With a bewildered and weary Pierre driving his car on a rainy night and recalling the good times he spent with his family and his mistress, the ride seems eternal and is a metaphor for the ride of life. Claude Sautet depicts the car crash in a very detailed manner, and it feels like an inevitable event in Pierre’s life, his predestination hindering his free will to pursue his happiness. After rigorous contemplation, when Pierre finally discovers where he went wrong and wants to mend the situation, he is already in the grip of mortality.
The sequences after the car crash are replete with sheer poetry. While waiting for an ambulance, a lifeless Pierre takes the audience to his world of imagination, where he dreams about his future wedding with Helène, accompanied by his friends, family, and also strangers who are present at the site of the accident. Pierre opens his eyes, with his lips curved up into a smile, and that’s the exact moment when he knows he is about to die. He can think but is no longer able to speak.
The audience can hear the voice of his mind where he is gradually coming to terms with his own death and remembering the fleeting moments of happiness – when he was sailing with his family, making love with Helène in meadows, all the images suddenly fade to white and cuts to a scene where Pierre with his half-closed eyes see a shiny black boot, stepping on a gorgeous ground of green grass, poppies, and little blue flowers and then again takes us to back to his memories where he fell off the ship while sailing and slowly drowned – all of these acting as indicators of his death.
Pierre gradually embarks on a journey to a different world, fading into cosmic nothingness with just a few blabberings: “I’ve ruined my suit. I’m tired. I feel fine in the grass. I should be in pain, but I’m not.” It seems that he feels redeemed from the burden of choices that were imposed upon him and found an escape through his death. There’s a persistent melancholy that’s prevalent in the premise of “The Things of Life,” and the background score by Philippe Sarde perfectly complements this emotion.
Claude Sautet projects a severely injured man through a fractured narrative, a man seeking the meaning of his existence and desperately searching for the missing pieces of the jigsaw puzzle of his life, but life always has its own plans. In the end, uncertainty engulfs us, turning life into a mystery. The entire film is structured around a car crash, a single event that controls the narrative while drifting off into fragments of the past, present, and future while still being experienced as linear.
Some things in life are better left unsaid; some dreams will always remain unfulfilled, and some people are always meant to leave. In order to live, we have to let go. Pierre’s undelivered letter would never reach Helene as Catherine unknowingly or maybe knowingly tore it apart, fulfilling her late husband’s (probably) last wish. The film ends with a dazed Helene rushing out of the hospital, wandering into a crowd, trying to come to terms with the loss she incurred, and the focus blurs.
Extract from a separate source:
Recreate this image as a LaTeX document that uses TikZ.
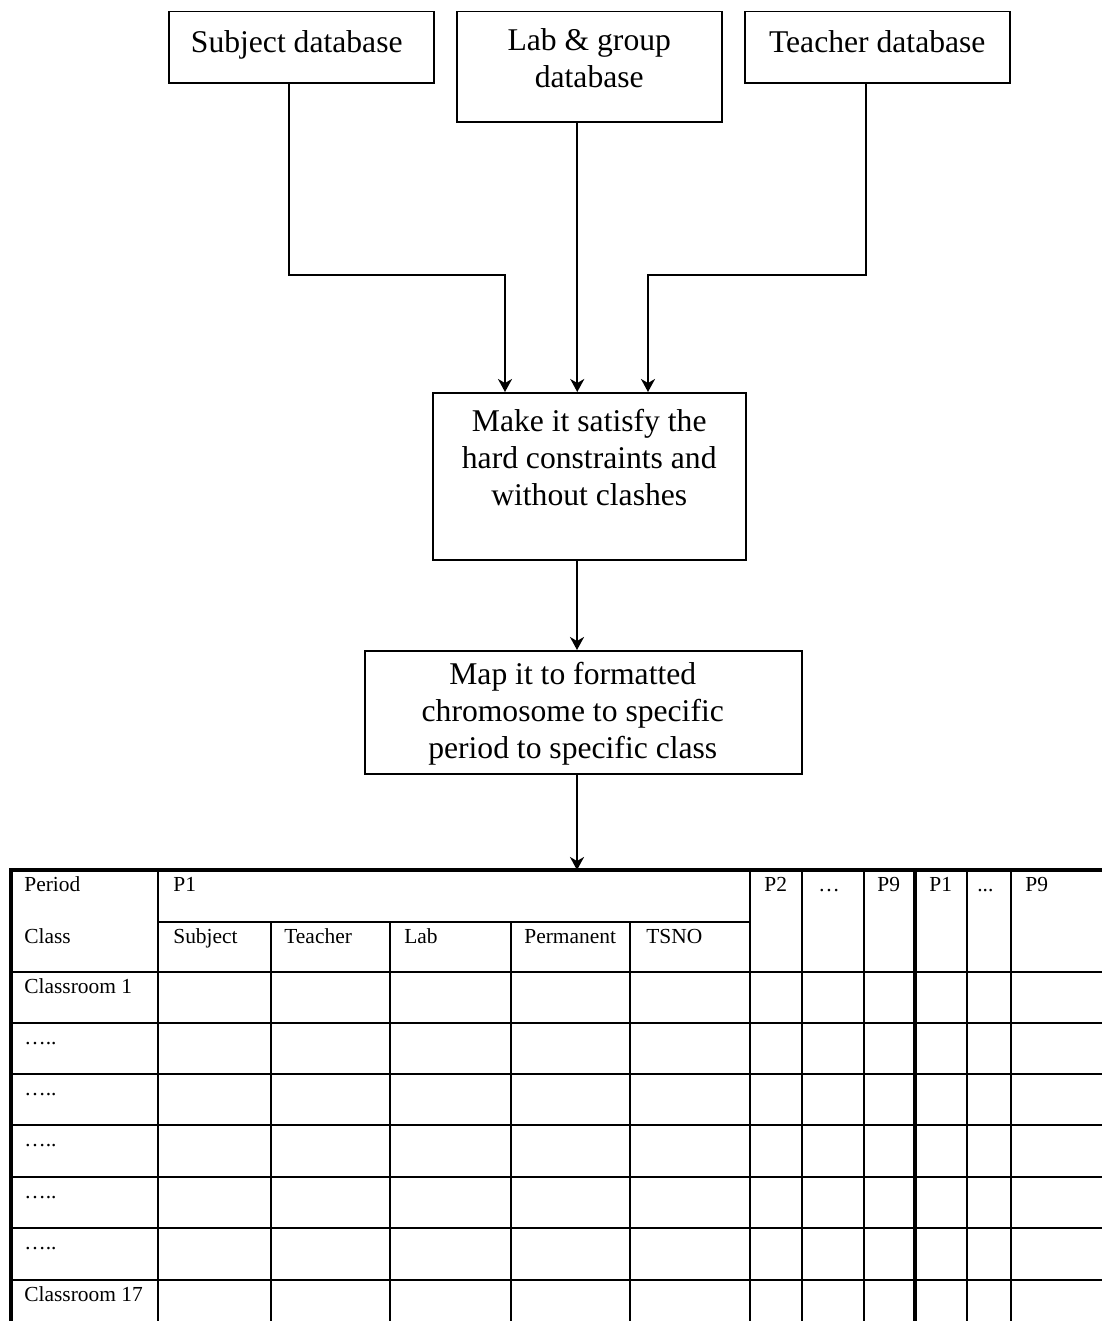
\documentclass[tikz,border=0pt]{standalone}
\usepackage{fontspec}
\setmainfont{Liberation Serif}
\usetikzlibrary{arrows.meta,positioning}

\newcommand{\boxfont}{\fontsize{18}{20.8}\selectfont}
\newcommand{\cellfont}{\fontsize{12.2}{14}\selectfont}

\tikzstyle{box} = [draw, rectangle, line width=0.3mm, inner sep=0pt, anchor=north west]
\tikzstyle{boxtext} = [font=\boxfont, align=center, inner sep=0pt, anchor=base]
\tikzstyle{conn} = [line width=0.4mm, -{Stealth[length=2.6mm,width=2.8mm,inset=0.8mm]}]
\tikzstyle{cell} = [font=\cellfont, inner sep=0pt, anchor=base west]
\tikzstyle{grid} = [line width=0.35mm]
\tikzstyle{border} = [line width=0.8mm]

\begin{document}
\begin{tikzpicture}[x=0.2mm, y=-0.2mm]
\useasboundingbox (0,0) rectangle (1102,1321);
\clip (0,0) rectangle (1102,1321);

% the three databases
\node[box, minimum width=53mm, minimum height=14.2mm] (subj) at (168,11) {};
\node[box, minimum width=53mm, minimum height=22mm] (lab) at (456,11) {};
\node[box, minimum width=53mm, minimum height=14.2mm] (teach) at (744,11) {};
% (base of a two or three line text is its last line)
\node[boxtext] (subjtxt) at ([xshift=-0.9mm,yshift=-8.2mm]subj.north) {Subject database};
\node[boxtext] (labtxt) at ([yshift=-15.3mm]lab.north) {Lab \& group\\database};
\node[boxtext] (teachtxt) at ([yshift=-8.2mm]teach.north) {Teacher database};

% processing steps
\node[box, minimum width=62.6mm, minimum height=33.4mm] (make) at (432,392) {};
\node[boxtext] (maketxt) at ([yshift=-22.6mm]make.north) {Make it satisfy the\\hard constraints and\\without clashes};
\node[box, minimum width=87.4mm, minimum height=24.6mm] (map) at (364,650) {};
\node[boxtext] (maptxt) at ([xshift=-2.1mm,yshift=-21.6mm]map.north) {Map it to formatted\\chromosome to specific\\period to specific class};

% connectors
\coordinate (jleft) at (505,275);
\coordinate (jright) at (648,275);
\coordinate (tabletop) at (577,870);
\draw[conn] ([xshift=-2.5mm]subj.south) |- (jleft) -- (jleft |- make.north);
\draw[conn] ([xshift=-2.4mm]lab.south) -- ([xshift=-2.4mm]lab.south |- make.north);
\draw[conn] ([xshift=-2.3mm]teach.south) |- (jright) -- (jright |- make.north);
\draw[conn] (tabletop |- make.south) -- (tabletop |- map.north);
\draw[conn] (tabletop |- map.south) -- (tabletop);

% chromosome table
\draw[border] (11,1321) -- (11,870) -- (1102,870);
\draw[border] (915,870) -- (915,1321);
\draw[grid] (158,922) -- (750,922);
\foreach \y in {972,1023,1074,1125,1177,1228,1280}
    \draw[grid] (11,\y) -- (1102,\y);
\foreach \x in {158,750,802,864,967,1011}
    \draw[grid] (\x,870) -- (\x,1321);
\foreach \x in {271,390,511,630}
    \draw[grid] (\x,922) -- (\x,1321);

% header cells
\node[cell] (period) at (24,891) {Period};
\node[cell] (pone) at (173,891) {P1};
\node[cell] (ptwo) at (764,891) {P2};
\node[cell] (pdots) at (818,891) {…};
\node[cell] (pnine) at (877,891) {P9};
\node[cell] (ponenext) at (929,891) {P1};
\node[cell] (pdotsnext) at (977,891) {...};
\node[cell] (pninenext) at (1025,891) {P9};
\node[cell] (class) at (24,943) {Class};
\node[cell] (subject) at (173,943) {Subject};
\node[cell] (teacher) at (284,943) {Teacher};
\node[cell] (labcol) at (404,943) {Lab};
\node[cell] (permanent) at (524,943) {Permanent};
\node[cell] (tsno) at (646,943) {TSNO};

% classroom rows
\node[cell] (roomfirst) at (24,993) {Classroom 1};
\node[cell] (roomb) at (24,1044) {…..};
\node[cell] (roomc) at (24,1095) {…..};
\node[cell] (roomd) at (24,1146) {…..};
\node[cell] (roome) at (24,1198) {…..};
\node[cell] (roomf) at (24,1249) {…..};
\node[cell] (roomlast) at (24,1301) {Classroom 17};
\end{tikzpicture}
\end{document}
Sautet takes events from everyday life and depicts the underlying complexities that plagued those events and the humans who were a part of those events. Some emotions and bonds in life are inexplicable, and we must accept them. Pierre couldn’t make peace with this fact while he is alive and finds his own sense of peace in his death. Claude Sautet, through his very post-modern storytelling, presents a beautiful tale of love, life, and loss that’s profoundly haunting since the characters in “The Things of Life” are very much like us: flawed, confused, and always in pursuit of something unknown.